* _CHALLENGE_
Keep to the lines from the line containing "Rebuild this chart" through the line containing "P_, B_, M_, L_, C_ = 10, 30, 50, 70, 90": copy them exactly and leave every picture out.

* _RECORDS FOR PROCESSING_
START

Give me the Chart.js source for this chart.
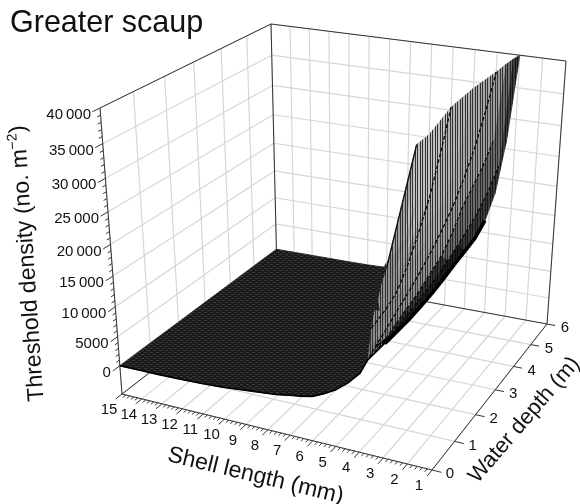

END
START

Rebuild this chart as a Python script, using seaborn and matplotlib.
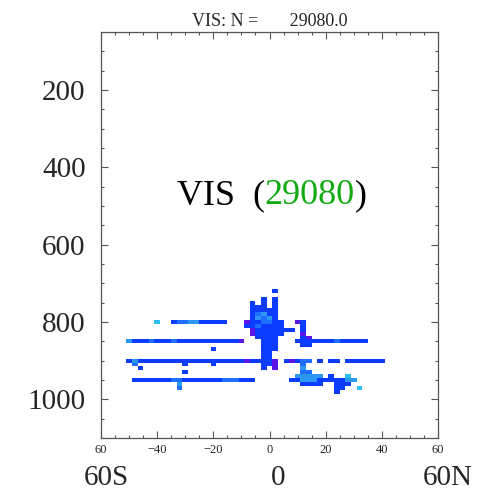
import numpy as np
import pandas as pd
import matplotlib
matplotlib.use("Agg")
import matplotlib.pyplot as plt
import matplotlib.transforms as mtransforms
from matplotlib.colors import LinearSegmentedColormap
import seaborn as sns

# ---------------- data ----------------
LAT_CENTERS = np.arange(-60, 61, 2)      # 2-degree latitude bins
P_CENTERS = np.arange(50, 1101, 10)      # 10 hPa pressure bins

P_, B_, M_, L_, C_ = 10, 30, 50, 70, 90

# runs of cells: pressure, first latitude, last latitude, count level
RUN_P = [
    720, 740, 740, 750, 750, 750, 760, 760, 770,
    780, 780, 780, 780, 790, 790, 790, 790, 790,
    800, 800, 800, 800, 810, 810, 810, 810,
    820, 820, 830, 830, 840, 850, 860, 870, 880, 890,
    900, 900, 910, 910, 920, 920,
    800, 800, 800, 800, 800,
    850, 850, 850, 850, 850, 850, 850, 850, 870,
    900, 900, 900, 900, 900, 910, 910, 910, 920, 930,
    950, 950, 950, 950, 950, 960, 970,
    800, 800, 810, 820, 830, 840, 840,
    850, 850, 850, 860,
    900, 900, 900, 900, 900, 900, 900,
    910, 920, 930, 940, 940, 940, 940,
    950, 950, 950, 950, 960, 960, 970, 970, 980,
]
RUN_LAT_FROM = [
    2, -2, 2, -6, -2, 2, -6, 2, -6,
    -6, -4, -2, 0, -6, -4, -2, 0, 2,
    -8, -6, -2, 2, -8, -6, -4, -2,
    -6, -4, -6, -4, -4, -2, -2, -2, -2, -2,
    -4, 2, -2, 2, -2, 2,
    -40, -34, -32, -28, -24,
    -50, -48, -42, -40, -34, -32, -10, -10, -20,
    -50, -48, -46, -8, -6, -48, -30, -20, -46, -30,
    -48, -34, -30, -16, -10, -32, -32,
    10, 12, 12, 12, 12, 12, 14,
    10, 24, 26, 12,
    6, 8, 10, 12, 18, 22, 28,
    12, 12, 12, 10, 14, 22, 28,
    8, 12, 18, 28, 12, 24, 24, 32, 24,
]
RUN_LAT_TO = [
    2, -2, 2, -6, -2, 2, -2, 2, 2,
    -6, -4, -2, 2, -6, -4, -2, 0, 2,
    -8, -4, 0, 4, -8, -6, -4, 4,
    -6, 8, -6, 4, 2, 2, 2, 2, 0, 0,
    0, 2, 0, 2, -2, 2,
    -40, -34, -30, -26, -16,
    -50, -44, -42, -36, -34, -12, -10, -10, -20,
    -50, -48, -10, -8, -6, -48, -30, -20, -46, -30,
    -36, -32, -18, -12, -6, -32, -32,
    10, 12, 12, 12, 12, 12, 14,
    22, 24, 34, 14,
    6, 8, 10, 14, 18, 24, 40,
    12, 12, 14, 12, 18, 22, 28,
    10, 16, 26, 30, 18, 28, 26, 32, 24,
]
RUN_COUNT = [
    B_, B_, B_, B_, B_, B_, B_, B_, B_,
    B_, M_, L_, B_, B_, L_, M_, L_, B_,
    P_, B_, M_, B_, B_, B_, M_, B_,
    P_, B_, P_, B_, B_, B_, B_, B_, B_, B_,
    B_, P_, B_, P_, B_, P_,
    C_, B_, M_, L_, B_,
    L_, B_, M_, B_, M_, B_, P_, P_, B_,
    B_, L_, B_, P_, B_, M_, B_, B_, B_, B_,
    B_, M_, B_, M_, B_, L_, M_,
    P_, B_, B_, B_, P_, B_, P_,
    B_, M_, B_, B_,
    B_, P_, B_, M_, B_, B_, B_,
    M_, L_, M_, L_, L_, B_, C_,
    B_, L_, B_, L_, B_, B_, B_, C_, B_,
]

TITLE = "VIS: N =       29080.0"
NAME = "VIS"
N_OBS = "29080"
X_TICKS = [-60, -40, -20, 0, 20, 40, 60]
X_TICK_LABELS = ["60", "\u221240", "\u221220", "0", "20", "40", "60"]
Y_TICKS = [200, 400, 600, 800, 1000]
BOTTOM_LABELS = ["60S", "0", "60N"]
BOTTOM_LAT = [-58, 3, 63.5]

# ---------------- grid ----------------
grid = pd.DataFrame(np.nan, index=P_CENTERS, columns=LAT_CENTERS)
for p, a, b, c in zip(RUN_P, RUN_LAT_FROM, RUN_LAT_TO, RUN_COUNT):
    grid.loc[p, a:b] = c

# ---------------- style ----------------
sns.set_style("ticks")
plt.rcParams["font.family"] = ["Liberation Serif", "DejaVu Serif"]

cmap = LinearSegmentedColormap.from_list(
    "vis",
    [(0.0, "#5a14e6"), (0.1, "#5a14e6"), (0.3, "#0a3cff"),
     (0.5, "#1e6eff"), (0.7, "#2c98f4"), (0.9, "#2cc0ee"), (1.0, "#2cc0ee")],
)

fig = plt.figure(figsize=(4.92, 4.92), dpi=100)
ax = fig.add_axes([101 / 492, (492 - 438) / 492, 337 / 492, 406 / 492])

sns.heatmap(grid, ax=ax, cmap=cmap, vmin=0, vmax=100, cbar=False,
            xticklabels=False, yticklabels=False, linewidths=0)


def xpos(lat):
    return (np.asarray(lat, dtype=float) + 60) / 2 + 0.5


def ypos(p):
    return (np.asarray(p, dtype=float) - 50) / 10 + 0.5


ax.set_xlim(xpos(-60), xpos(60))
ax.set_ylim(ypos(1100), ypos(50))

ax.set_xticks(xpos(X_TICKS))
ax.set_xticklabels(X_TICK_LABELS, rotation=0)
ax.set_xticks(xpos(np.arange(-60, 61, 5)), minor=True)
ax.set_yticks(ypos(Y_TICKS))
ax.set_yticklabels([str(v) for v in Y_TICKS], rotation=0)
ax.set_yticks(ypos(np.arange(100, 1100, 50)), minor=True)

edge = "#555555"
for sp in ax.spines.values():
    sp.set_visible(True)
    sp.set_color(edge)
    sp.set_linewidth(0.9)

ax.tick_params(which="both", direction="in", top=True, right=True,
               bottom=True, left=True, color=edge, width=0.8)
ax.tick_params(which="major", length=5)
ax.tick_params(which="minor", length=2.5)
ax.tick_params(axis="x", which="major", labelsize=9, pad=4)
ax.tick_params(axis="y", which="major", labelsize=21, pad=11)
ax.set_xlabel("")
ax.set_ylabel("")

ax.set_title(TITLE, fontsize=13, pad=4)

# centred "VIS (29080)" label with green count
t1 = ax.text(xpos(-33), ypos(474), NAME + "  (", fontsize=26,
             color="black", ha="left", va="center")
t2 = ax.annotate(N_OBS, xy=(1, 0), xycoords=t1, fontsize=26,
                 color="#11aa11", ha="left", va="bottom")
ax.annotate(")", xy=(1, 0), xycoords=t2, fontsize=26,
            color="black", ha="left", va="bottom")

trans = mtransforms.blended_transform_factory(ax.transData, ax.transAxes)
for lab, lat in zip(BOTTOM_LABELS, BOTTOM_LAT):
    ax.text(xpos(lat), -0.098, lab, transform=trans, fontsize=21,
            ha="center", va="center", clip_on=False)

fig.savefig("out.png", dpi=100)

END

* _SOLUTION TO THE PROBLEM_
Rebuild this chart as a Python script, using seaborn and matplotlib.
import numpy as np
import pandas as pd
import matplotlib
matplotlib.use("Agg")
import matplotlib.pyplot as plt
import matplotlib.transforms as mtransforms
from matplotlib.colors import LinearSegmentedColormap
import seaborn as sns

# ---------------- data ----------------
LAT_CENTERS = np.arange(-60, 61, 2)      # 2-degree latitude bins
P_CENTERS = np.arange(50, 1101, 10)      # 10 hPa pressure bins

P_, B_, M_, L_, C_ = 10, 30, 50, 70, 90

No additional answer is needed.